Times set for four UGA games, including two at noon

Starting times were announced Thursday for four Georgia games, and none will be under the lights:

-- The Bulldogs' first two SEC games, Sept. 11 at South Carolina and Sept. 18 vs. Arkansas in Athens, will start at noon and be nationally televised on ESPN or ESPN2.

-- The Oct. 2 game at Colorado will kick off at 4:30 p.m. ET (2:30 p.m. MT) and be shown on Fox Sports Net, including Atlanta-based Fox Sports South.

-- And the Oct. 30 game against Florida in Jacksonville will start at 3:30 p.m. on CBS.

Starting times for Georgia's other eight games have not been set. Most won't be determined until 12 days in advance, per the SEC's TV contracts.

Last year, six of Georgia's 12 regular-season games were at night, including four of the six home games -- numbers that tilted more toward night than the balance UGA prefers.

UGA President Michael Adams acknowledged at the SEC meetings here Thursday that Georgia's preference largely is inconsequential because TV contracts give the networks power over game times. But he said "it looks like the luck of the draw" might create a day-night balance more to Georgia's liking this year.

"The typical Georgia fan loves daytime, mid-afternoon football," Adams said. "It allows a lot of people to get there and to get home.  The coaches and players like the prime-time [night] exposure. So it's like everything -- there's a trade-off."

The time for the Bulldogs' Sept. 4 opener against Louisiana-Lafayette in Athens has not been set.

More expansion buzz

Once again, there was chatter in the corridors of the Sandestin Hilton regarding expansion of major conferences, particularly about a report on Rivals.com's University of Texas Web site that the Pac-10 "appears" to be prepared to invite six Big 12 schools to join.

Expansion was not discussed in a 3 1/2-hour meeting of the 12 SEC presidents Thursday, but it will be addressed during another meeting of the presidents Friday.

SEC commissioner Mike Slive reiterated Thursday that the conference will be "strategic and thoughtful" in analyzing any shifts in other leagues. The SEC's position is that it will be reactive, not proactive, about expansion.

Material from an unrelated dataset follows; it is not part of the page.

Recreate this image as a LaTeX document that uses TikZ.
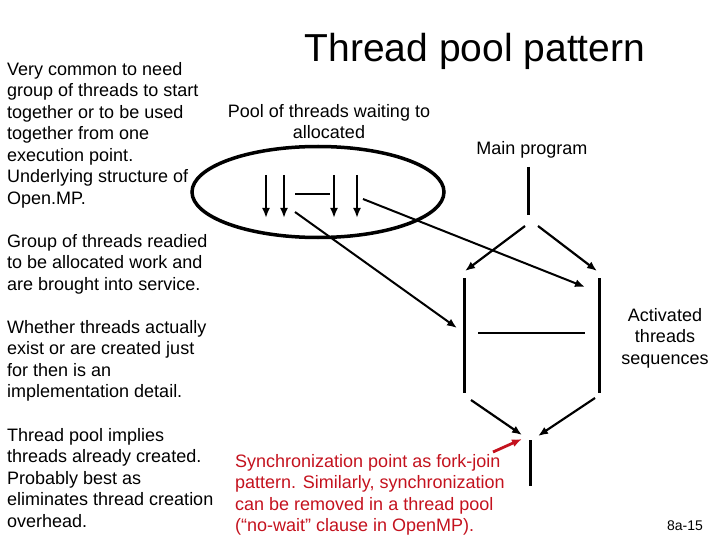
\documentclass[tikz,border=0pt]{standalone}
\usepackage{fontspec}
\setmainfont{Liberation Sans}
\usetikzlibrary{positioning,arrows.meta,shapes.geometric}
\definecolor{poolRojo}{HTML}{C4121E}

\begin{document}
\begin{tikzpicture}[x=1pt, y=-1pt,
      t/.style={inner sep=0pt, align=left, anchor=north west,
                font=\fontsize{18}{21.5}\selectfont},
      tc/.style={t, align=center, anchor=north},
      hilo/.style={line width=3pt},
      flecha/.style={line width=2.2pt, -{Latex[length=10pt,width=8pt]}},
      every node/.style={align=center}]
    \useasboundingbox (0,0) rectangle (720,540);
    \node[anchor=base, inner sep=0pt, font=\fontsize{39}{44}\selectfont] (titulo) at (475,62) {Thread pool pattern};
    % textos de la izquierda
    \node[t] (comun) at (7,62) {Very common to need\\group of threads to start\\together or to be used\\together from one\\execution point.\\Underlying structure of\\Open.MP.};
    \node[t] (grupo) at (7,234) {Group of threads readied\\to be allocated work and\\are brought into service.};
    \node[t] (existen) at (7,320) {Whether threads actually\\exist or are created just\\for then is an\\implementation detail.};
    \node[t] (implica) at (7,428) {Thread pool implies\\threads already created.\\Probably best as\\eliminates thread creation\\overhead.};
    \node[tc] (espera) at (329,104) {Pool of threads waiting to\\allocated};
    \node[tc] (main) at (532,141) {Main program};
    \node[tc] (activos) at (665,308) {Activated\\threads\\sequences};
    \node[t, text=poolRojo] (sincro) at (235,454) {Synchronization point as fork-join\\pattern. Similarly, synchronization\\can be removed in a thread pool\\(“no-wait” clause in OpenMP).};
    \node[anchor=base, inner sep=0pt, font=\fontsize{14}{16}\selectfont] (pag) at (685,530) {8a-15};

    % el pool
    \node[ellipse, draw, line width=3.5pt, minimum width=252pt, minimum height=91pt] (pool) at (318,192) {};
    \coordinate (h1a) at (266,175); \coordinate (h1b) at (266,218);
    \coordinate (h2a) at (284,175); \coordinate (h2b) at (284,218);
    \coordinate (h3a) at (334,175); \coordinate (h3b) at (334,218);
    \coordinate (h4a) at (357,175); \coordinate (h4b) at (357,218);
    \coordinate (ha) at (295,194);  \coordinate (hb) at (330,194);
    \draw[flecha, line width=2pt] (h1a) -- (h1b);
    \draw[flecha, line width=2pt] (h2a) -- (h2b);
    \draw[flecha, line width=2pt] (h3a) -- (h3b);
    \draw[flecha, line width=2pt] (h4a) -- (h4b);
    \draw[line width=2pt] (ha) -- (hb);

    % programa principal
    \coordinate (m1) at (528,167); \coordinate (m2) at (528,215);
    \coordinate (fi) at (464,278); \coordinate (fi2) at (464,393);
    \coordinate (fd) at (599,278); \coordinate (fd2) at (599,393);
    \coordinate (c1) at (478,333); \coordinate (c2) at (585,333);
    \coordinate (u1) at (530,440); \coordinate (u2) at (530,486);
    \draw[hilo] (m1) -- (m2);
    \draw[hilo] (fi) -- (fi2);
    \draw[hilo] (fd) -- (fd2);
    \draw[line width=2pt] (c1) -- (c2);
    \draw[hilo] (u1) -- (u2);

    % fork y join
    \coordinate (k1) at (525,226); \coordinate (k2) at (465,271);
    \coordinate (k3) at (538,226); \coordinate (k4) at (597,271);
    \coordinate (j1) at (471,400); \coordinate (j2) at (522,435);
    \coordinate (j3) at (595,398); \coordinate (j4) at (538,436);
    \draw[flecha] (k1) -- (k2);
    \draw[flecha] (k3) -- (k4);
    \draw[flecha] (j1) -- (j2);
    \draw[flecha] (j3) -- (j4);

    % del pool a los hilos activos
    \coordinate (s1) at (295,212); \coordinate (e1) at (457,328);
    \coordinate (s2) at (363,199); \coordinate (e2) at (585,287);
    \draw[flecha, line width=2pt] (s1) -- (e1);
    \draw[flecha, line width=2pt] (s2) -- (e2);

    \coordinate (r1) at (493,452); \coordinate (r2) at (522,439);
    \draw[flecha, line width=2.8pt, draw=poolRojo, fill=poolRojo] (r1) -- (r2);
  \end{tikzpicture}
\end{document}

Slive said the SEC is "a very special league" that has had "some very special success" but added that it is "not complacent."

Conference expansion has been a hot topic in college athletics since the Big Ten said late last year it would consider adding members.

Asked how long it will take for the issue to play out, Slive said: "I don't have a timetable. There are a lot of different rumors, a lot of different things. ... News keeps coming."

Adams contends the SEC is under no pressure to act, even if other conferences do.

"I don't think we necessarily have to respond to anybody," Adams said Thursday. "If we see movement, then I think we analyze it. But there's a pretty strong sense, I believe, among the 12 presidents and the commissioner right now that the SEC is in the best shape it's ever been in."